The latter approach is certainly true of this individual shareholder who - unlike hedge fund managers - does not borrow to invest; holds no financial derivatives; regards dividend income as an important element in total returns and prefers to remain invested in a diversified global portfolio for five years or more. In practice, this means owning shares in investment companies with a wide variety of underlying assets and styles of management.

For example, I have held shares in the Japanese smaller companies specialist, Baillie Gifford Shin Nippon (stock market ticker: BGS); the country specialist, JPMorgan Indian (JII) and the self-descriptive Polar Capital Technology (PCT) for more than a decade, despite the fact that none of them pays any dividends at all. Instead, all three aim for capital growth and JII happens to have been my very first ten-bagger, after I first bought shares at 63p in June, 1996, that traded at 821p this month (DECEMBER). The five-year returns on these three investment companies are 105 per cent, 41per cent and 226 per cent respectively, according to independent statisticians Morningstar. So, it would appear that it can sometimes pay to forgo a ‘bird in hand’ in the hope of obtaining greater returns in future or ‘two in the bush’.

At the other extreme of my diversified portfolio, I also hold shares in investment companies whose priority is inflation-busting dividend income. For example, the industrial batteries specialist, Gore Street Energy Storage (GSF) yields just over 6 per cent income; the marine transport leasing company, Tufton Oceanic Assets (SHIP) yields 5.8per cent, and the renewable energy trust US Solar Fund (USFP) pays 5.6 per cent dividend income. None of these has a five-year return because they were launched in 2018; 2017 and 2019 respectively.

Oher investment companies in my portfolio deliver a mixture of gains and income, with the aim of increasing both over time. For example, the North America specialist, Canadian General Investments (CGI) pays just over 2 per cent income and this has grown by an annual average of 6.6 per cent over the last five years; the self-descriptive, Ecofin Global Utilities and Infrastructure (EGL) yields 3.4 per cent which grew by an eye-stretching annual average of nearly 33 per cent, while the UK All Companies investment trust JPMorgan Mid Cap (JMF) yields 2.2 per cent after rising by an annual average of 7 per cent over the last five years. These three trusts’ five-year returns are 175 per cent, 120 per cent and 65 per cent respectively.
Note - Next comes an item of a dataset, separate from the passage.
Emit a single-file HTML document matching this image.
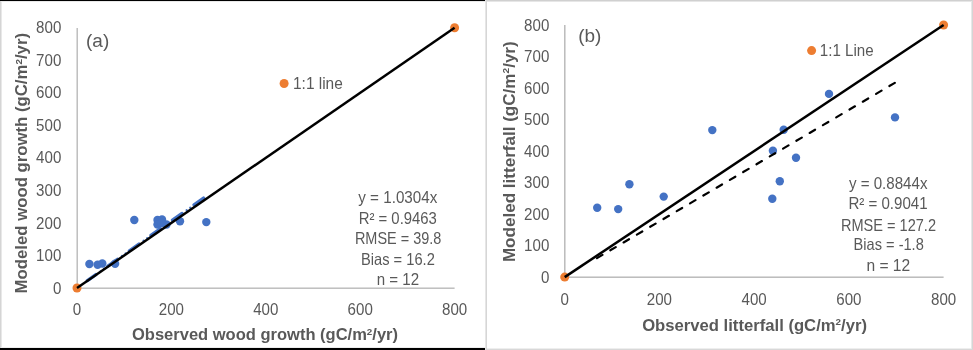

The past is not necessarily a guide to the future because share prices can fall without warning. Similarly, there is no guarantee that income growth will be sustained, because dividends can be cancelled or cut without notice.

However, it is also worth considering the way compounding works, with the potential for growth to arise on growth and income on income. For example, if dividend increases of 7.2 per cent per annum are sustained, shareholders’ income would double in a decade.

An important characteristic of investment companies is that they can retain some returns in good years to maintain dividend distributions in bad years. This ability to smooth out some of the volatility inherent in stock markets enabled the majority of investment companies to sustain dividends in 2020 when most FTSE 100 companies cut or cancelled shareholders’ income.

Anyone aiming to pay for retirement with income from our investments should consider how we would manage if dividend distributions disappoint. More positively, most of us will probably continue to aim for balanced income and growth. There is no need to go all out for one or the other; we can enjoy a mixture of both.